After those three years I switched to running shorter distances, but seven years later, at the age of 36, I felt the lure of Boston again. Could I still break three hours? I just had to know. I finished in 2:58, happy to be under 3:00 but very aware that I was getting older.
Twelve more years went by. My heart and soul wanted to try one more Boston before I turned fifty.
3:20 - what a disappointment, but this time I refused to accept that I was just getting old. I would prove that it wasn’t age that kept me from breaking 3:00. So back to Boston I went in 1991, at age 49, and finished in 2:49.
Whenever I did well at Boston I prepped with an intensity that no other race has ever inspired in me. My Boston program generally consisted of running 15 hours a week for the15 weeks preceding the big show. I never counted miles. I was a believer in LSD (long, slow distance) combined with weekly races, preferably of 10 miles or longer.
From 1991 to early 1994 I used all my competitive spirit as a member of the Boston Running Club’s Senior Team. When they disbanded, Boston’s lure was irresistible again. I entered the 1994 Boston Marathon and ran a very satisfying 2:52. But I knew that success at shorter distances was far less demanding and so I turned away from the marathon again.
Eight more years and then I turned 60. Boston’s lure is particularly strong when you are about to reach a new age bracket, a new challenge.

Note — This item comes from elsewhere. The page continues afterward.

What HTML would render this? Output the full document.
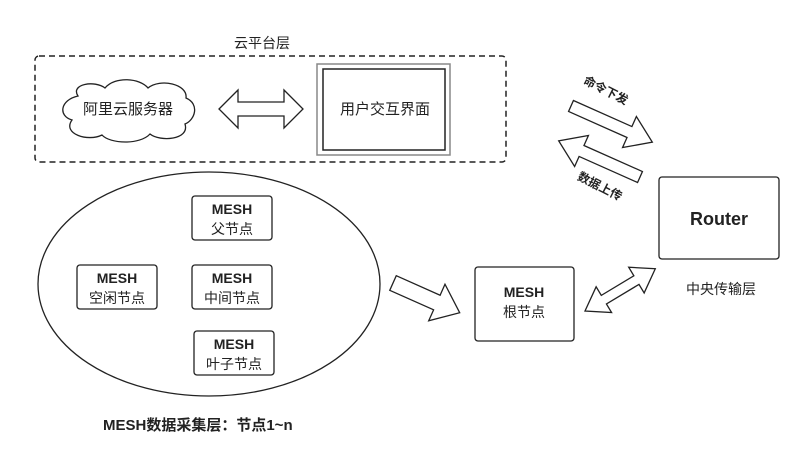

Could I? Should I? I couldn’t stop myself. It was 2002 and I trained hard and ran my eighth Boston. I crossed the finish line in 3:24, only four minutes behind my 1990 time. Not bad for an old guy, I thought.
2002 inspired me to come right back in 2003. But I put in just a paltry 8 hours a week. I ran no more than ninety minutes in any workout. I didn’t run a single prep race between January 1 and the marathon. My weight was up six pounds over my best marathon weight. The result? I ran the race in 3:59. My ninth Boston was a nightmare, and so at age 61 I ended my marathon career, forever so I thought.
Before the OBX Marathon this past fall, I averaged 9-10 hours a week in training and I didn’t run a single prep race. But as of January 1 this year I have gone back to the kind of marathon training regimen that served me well years ago. My plan is to run as close to 15 hours a week as I can for 15 weeks, to run half a dozen races by April and to get back to my best racing weight.
This year I’m like a kid going to a party – happy at the very thought of being there and being part of the festivities. This is Boston. And to me Boston is as seductive as it has ever been and as exciting as when I dropped into Jock Semple’s office at the Boston Garden in 1969 and handed him my entry blank with the $2 entry fee and heard him say, “You’re in, lad. Good luck. You’ll need it. This isn’t the Plodders Marathon. This is Boston.”
I wish all the 24,999 other entrants my best. May your goals - and your fantasies, too – be realized. And if you see me out there, know that I truly am happy just to be there with you. But, gosh, I really do want to break four hours!